You’ve said that movies done in pre-colonialism New Zealand don’t really exist, and that it’s an untapped time in history. Would you like to revisit the time period again?
I loved making this movie, and it’s very much in the tradition of the stories we grew up with. In terms of New Zealand cinema, this is only the second full-length feature film in Maori. We were very aware that we were tentatively opening a door, and we worked hard to make sure the door was opened properly.

You’ve also said that you’re a big proponent of creativity being born of constraints. Can you give me a specific example of how constraints helped your creativity on this film?
I guess I mentioned it before, but going for a very brutal, dusty, sweaty, bloody kind of style was born out of constraints. We didn’t have a massive budget, so we didn’t have drone cameras or helicopter shots. The whole ethos was born of a tight schedule and a desire to tell a story in a way that we feel is very much a part of us.

There’s a nighttime fight scene in the film that looks incredible.
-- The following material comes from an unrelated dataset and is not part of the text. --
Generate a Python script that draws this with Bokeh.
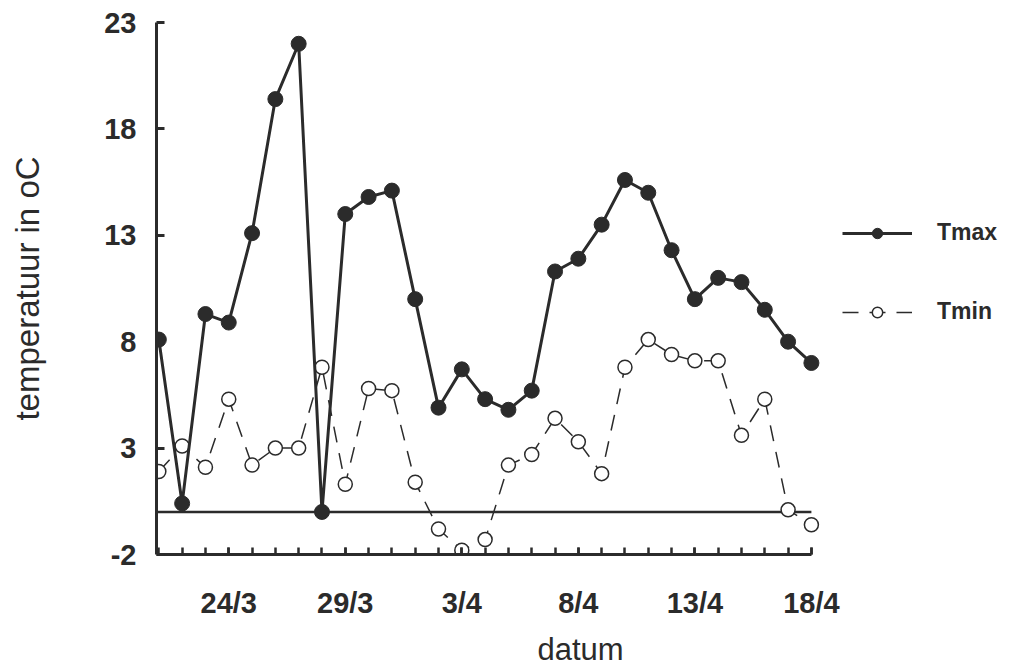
from bokeh.plotting import figure
from bokeh.models import Range1d, FixedTicker, Legend, LegendItem
from bokeh.embed import file_html
from bokeh.resources import INLINE

dates = ["21/3", "22/3", "23/3", "24/3", "25/3", "26/3", "27/3", "28/3", "29/3", "30/3", "31/3",
         "1/4", "2/4", "3/4", "4/4", "5/4", "6/4", "7/4", "8/4", "9/4", "10/4", "11/4", "12/4",
         "13/4", "14/4", "15/4", "16/4", "17/4", "18/4"]
tmax = [8.1, 0.4, 9.3, 8.9, 13.1, 19.4, 22.0, 0.0, 14.0, 14.8, 15.1, 10.0, 4.9, 6.7, 5.3,
        4.8, 5.7, 11.3, 11.9, 13.5, 15.6, 15.0, 12.3, 10.0, 11.0, 10.8, 9.5, 8.0, 7.0]
tmin = [1.9, 3.1, 2.1, 5.3, 2.2, 3.0, 3.0, 6.8, 1.3, 5.8, 5.7, 1.4, -0.8, -1.8, -1.3,
        2.2, 2.7, 4.4, 3.3, 1.8, 6.8, 8.1, 7.4, 7.1, 7.1, 3.6, 5.3, 0.1, -0.6]
x_labels = ["24/3", "29/3", "3/4", "8/4", "13/4", "18/4"]
y_ticks = [-2, 3, 8, 13, 18, 23]

INK = "#2b2b2b"
FONT = "Liberation Sans"

xs = list(range(len(dates)))
x_start = xs[0] - 0.1
x_end = xs[-1]
# frame extends to the right so the legend can sit inside it
PX_PER_DAY = 23.306
FRAME_W = 848
range_end = x_start + FRAME_W / PX_PER_DAY

p = figure(frame_width=FRAME_W, frame_height=532, min_border_left=156, min_border_right=2,
           min_border_top=22, min_border_bottom=60, output_backend="svg",
           toolbar_location=None, title=None,
           x_range=Range1d(x_start, range_end), y_range=Range1d(-2, 23))
p.outline_line_color = None
p.grid.visible = False
p.background_fill_color = "white"
p.border_fill_color = "white"

# x axis
label_idx = [dates.index(d) for d in x_labels]
p.xaxis.bounds = (x_start, x_end)
p.xaxis.ticker = FixedTicker(ticks=label_idx, minor_ticks=xs)
p.xaxis.major_label_overrides = {i: dates[i] for i in label_idx}
p.xaxis.axis_line_width = 3
p.xaxis.axis_line_color = INK
p.xaxis.major_tick_in = 7
p.xaxis.major_tick_out = 0
p.xaxis.minor_tick_in = 7
p.xaxis.minor_tick_out = 0
p.xaxis.major_tick_line_width = 2.5
p.xaxis.minor_tick_line_width = 2.5
p.xaxis.major_tick_line_color = INK
p.xaxis.minor_tick_line_color = INK
p.xaxis.major_label_standoff = 32
p.xaxis.major_label_text_font = FONT
p.xaxis.major_label_text_font_style = "bold"
p.xaxis.major_label_text_font_size = "29px"
p.xaxis.major_label_text_color = INK
p.xaxis.axis_label = "datum"
p.xaxis.axis_label_text_font = FONT
p.xaxis.axis_label_text_font_style = "normal"
p.xaxis.axis_label_text_font_size = "31px"
p.xaxis.axis_label_text_color = INK
p.xaxis.axis_label_standoff = 10

# y axis
p.yaxis.ticker = FixedTicker(ticks=y_ticks, minor_ticks=[])
p.yaxis.major_label_overrides = {t: str(t) for t in y_ticks}
p.yaxis.axis_line_width = 3
p.yaxis.axis_line_color = INK
p.yaxis.major_tick_in = 8
p.yaxis.major_tick_out = 0
p.yaxis.major_tick_line_width = 3
p.yaxis.major_tick_line_color = INK
p.yaxis.major_label_standoff = 20
p.yaxis.major_label_text_font = FONT
p.yaxis.major_label_text_font_style = "bold"
p.yaxis.major_label_text_font_size = "29px"
p.yaxis.major_label_text_color = INK
p.yaxis.axis_label = "temperatuur in oC"
p.yaxis.axis_label_text_font = FONT
p.yaxis.axis_label_text_font_style = "normal"
p.yaxis.axis_label_text_font_size = "33px"
p.yaxis.axis_label_text_color = INK
p.yaxis.axis_label_standoff = 55

# zero line across the data span
p.line([x_start, x_end], [0, 0], line_color=INK, line_width=2.5)

# Tmin
lmin = p.line(xs, tmin, line_color=INK, line_width=1.5, line_dash="16 11")
smin = p.scatter(xs, tmin, marker="circle", size=14, fill_color="white",
                 line_color=INK, line_width=1.5)
# Tmax
lmax = p.line(xs, tmax, line_color=INK, line_width=3)
smax = p.scatter(xs, tmax, marker="circle", size=15, fill_color=INK, line_color=INK)

legend = Legend(items=[LegendItem(label="Tmax", renderers=[lmax, smax]),
                       LegendItem(label="Tmin", renderers=[lmin, smin])],
                location=(686, 229), padding=0, margin=0, spacing=52,
                glyph_width=70, glyph_height=26, label_height=26, label_standoff=25,
                border_line_color=None, background_fill_alpha=0,
                label_text_font=FONT, label_text_font_style="bold",
                label_text_font_size="23px", label_text_color=INK)
p.add_layout(legend)

open("out.html", "w").write(file_html(p, INLINE))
That was a real collaboration over months to get that scene to look right, from the beautiful location of Piha Beach in Auckland to the post-production facilities in London. Raukura Turei, who plays Mehe, the only female warrior in the movie, had a big sense of responsibility herself. When she rehearsed the scene she was doing it on a nice clean floor, but I forgot to tell her we’d be doing it in a stream and that there would be rocks under her feet. But the real key to the look of that scene was Leon Narbey’s great cinematography, but also a very talented colorist in London named Sam Chynoweth. Grading and coloring movies is such a massive part of the process these days. When I found out he was working in the building, I said, “We need that guy!” Turns out Sam was one of the guys who colored The LEGO Movie, which is one of the massive achievements in visual pizazz in the last ten years. He worked really hard. We actually shot that scene in daytime. If you’re into the look of that scene, it’s largely down to a modest guy in a post-production place in London.